Using the data below, copy every line that contains the word "this".

THE RECORDS:
===============
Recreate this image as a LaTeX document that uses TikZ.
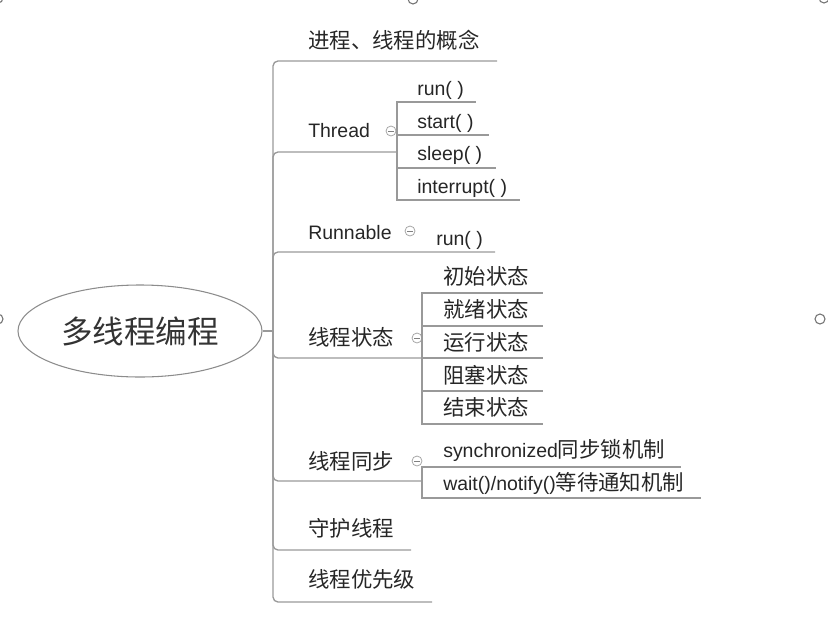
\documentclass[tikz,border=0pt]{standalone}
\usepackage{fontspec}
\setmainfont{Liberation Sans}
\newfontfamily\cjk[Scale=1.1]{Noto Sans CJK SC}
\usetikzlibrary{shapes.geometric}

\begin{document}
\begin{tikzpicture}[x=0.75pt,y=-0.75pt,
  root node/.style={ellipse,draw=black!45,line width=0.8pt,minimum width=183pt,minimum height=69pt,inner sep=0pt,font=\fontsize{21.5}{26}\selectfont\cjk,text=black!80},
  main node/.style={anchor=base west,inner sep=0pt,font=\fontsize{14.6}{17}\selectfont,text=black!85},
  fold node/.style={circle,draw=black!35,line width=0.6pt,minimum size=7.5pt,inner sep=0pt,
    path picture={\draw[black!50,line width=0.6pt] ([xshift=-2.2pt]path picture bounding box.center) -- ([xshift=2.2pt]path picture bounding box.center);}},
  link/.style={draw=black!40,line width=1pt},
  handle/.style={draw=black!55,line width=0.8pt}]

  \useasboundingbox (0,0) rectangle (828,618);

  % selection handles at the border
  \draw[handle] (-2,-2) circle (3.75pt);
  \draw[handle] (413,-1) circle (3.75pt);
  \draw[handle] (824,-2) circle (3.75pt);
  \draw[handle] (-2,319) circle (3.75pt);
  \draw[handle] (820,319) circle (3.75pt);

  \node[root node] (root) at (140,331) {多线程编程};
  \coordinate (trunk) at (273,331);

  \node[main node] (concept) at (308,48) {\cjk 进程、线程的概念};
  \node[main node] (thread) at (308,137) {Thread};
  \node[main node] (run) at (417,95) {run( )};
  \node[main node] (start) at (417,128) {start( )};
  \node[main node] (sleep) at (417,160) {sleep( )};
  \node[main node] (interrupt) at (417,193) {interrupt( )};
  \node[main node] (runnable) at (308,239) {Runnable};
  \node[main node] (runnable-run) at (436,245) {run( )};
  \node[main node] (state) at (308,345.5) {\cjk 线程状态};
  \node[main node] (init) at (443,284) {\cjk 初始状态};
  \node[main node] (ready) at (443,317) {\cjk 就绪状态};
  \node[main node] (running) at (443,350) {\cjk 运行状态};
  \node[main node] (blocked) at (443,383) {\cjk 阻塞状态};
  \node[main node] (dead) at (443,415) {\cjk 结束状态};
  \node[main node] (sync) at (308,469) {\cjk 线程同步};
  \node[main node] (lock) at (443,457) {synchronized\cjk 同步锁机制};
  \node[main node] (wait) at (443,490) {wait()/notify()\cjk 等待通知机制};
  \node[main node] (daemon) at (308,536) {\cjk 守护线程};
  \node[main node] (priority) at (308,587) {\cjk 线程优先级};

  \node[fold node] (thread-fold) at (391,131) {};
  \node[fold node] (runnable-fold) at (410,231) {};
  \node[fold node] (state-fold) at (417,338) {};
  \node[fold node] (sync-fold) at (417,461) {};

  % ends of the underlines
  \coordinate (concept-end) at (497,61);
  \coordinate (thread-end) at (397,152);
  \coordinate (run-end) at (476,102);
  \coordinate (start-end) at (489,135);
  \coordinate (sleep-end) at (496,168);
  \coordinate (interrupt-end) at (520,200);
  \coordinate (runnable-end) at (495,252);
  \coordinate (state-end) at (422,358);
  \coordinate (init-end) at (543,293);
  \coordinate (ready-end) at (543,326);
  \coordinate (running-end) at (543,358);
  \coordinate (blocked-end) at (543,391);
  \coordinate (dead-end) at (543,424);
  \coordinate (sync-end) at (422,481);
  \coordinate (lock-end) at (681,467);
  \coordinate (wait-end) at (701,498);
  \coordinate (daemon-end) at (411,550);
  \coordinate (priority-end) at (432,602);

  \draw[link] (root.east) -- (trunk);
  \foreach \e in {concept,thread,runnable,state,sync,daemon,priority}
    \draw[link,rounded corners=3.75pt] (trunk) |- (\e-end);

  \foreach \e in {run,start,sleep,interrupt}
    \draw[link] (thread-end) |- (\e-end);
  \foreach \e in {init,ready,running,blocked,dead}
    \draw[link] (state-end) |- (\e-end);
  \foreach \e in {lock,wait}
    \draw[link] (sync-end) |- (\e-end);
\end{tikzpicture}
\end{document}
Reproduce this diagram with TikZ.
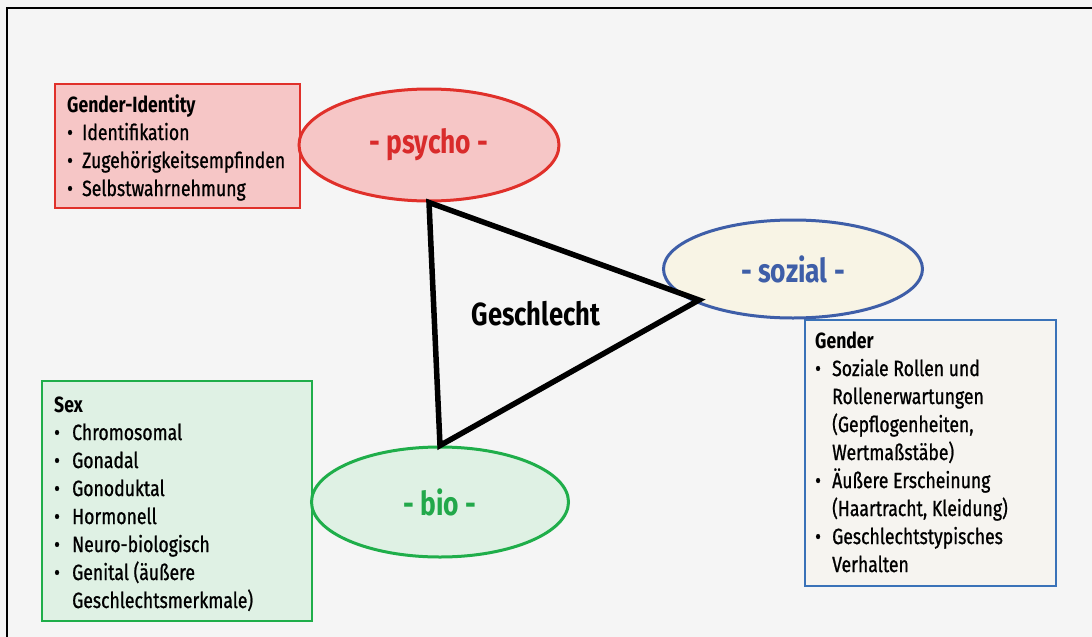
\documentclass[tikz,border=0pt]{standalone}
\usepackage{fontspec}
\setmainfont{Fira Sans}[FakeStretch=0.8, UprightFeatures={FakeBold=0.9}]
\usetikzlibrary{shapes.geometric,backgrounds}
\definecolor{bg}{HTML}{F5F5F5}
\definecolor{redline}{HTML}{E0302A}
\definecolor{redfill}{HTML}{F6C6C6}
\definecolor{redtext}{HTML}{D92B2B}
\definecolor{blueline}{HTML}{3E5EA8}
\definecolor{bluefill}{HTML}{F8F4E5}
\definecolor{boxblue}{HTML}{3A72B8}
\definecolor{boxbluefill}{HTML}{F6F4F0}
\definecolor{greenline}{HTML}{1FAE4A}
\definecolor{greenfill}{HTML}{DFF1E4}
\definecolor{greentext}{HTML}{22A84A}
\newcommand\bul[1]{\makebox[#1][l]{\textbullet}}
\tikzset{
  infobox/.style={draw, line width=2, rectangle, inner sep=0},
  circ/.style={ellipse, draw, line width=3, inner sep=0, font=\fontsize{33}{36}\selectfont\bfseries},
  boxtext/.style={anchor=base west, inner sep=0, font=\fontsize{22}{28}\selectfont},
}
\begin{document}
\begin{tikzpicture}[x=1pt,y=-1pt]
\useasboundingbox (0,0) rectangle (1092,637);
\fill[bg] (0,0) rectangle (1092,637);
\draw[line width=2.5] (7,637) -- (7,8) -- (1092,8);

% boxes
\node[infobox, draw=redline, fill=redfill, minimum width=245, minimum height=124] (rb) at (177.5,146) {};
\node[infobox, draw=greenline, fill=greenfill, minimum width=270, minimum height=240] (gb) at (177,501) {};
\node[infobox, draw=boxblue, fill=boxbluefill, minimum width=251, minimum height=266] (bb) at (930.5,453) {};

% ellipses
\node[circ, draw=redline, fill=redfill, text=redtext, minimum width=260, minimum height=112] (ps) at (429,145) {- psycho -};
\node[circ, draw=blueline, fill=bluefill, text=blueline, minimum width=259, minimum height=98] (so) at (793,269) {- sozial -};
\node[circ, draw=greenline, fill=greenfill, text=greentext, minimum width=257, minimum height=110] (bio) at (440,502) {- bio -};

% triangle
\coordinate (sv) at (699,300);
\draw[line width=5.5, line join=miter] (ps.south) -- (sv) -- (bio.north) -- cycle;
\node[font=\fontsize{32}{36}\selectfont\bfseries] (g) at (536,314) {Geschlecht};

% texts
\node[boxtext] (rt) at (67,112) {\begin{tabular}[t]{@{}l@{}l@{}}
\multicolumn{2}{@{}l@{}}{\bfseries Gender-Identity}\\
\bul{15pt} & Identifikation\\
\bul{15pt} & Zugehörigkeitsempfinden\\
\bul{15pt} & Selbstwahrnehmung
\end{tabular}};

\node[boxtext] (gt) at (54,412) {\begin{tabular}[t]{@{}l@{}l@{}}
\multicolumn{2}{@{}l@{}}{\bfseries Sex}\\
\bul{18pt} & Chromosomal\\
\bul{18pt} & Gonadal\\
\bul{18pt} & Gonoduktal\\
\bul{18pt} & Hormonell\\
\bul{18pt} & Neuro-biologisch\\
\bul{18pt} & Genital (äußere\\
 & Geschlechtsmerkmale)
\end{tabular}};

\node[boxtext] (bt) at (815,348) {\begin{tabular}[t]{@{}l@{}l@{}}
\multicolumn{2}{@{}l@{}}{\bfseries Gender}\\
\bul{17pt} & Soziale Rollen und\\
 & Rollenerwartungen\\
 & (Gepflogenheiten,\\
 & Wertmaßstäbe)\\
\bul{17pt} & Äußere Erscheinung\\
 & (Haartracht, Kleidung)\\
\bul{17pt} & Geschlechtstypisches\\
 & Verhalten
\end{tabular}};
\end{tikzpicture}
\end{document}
===============
WORKED ANSWER:
Recreate this image as a LaTeX document that uses TikZ.
Reproduce this diagram with TikZ.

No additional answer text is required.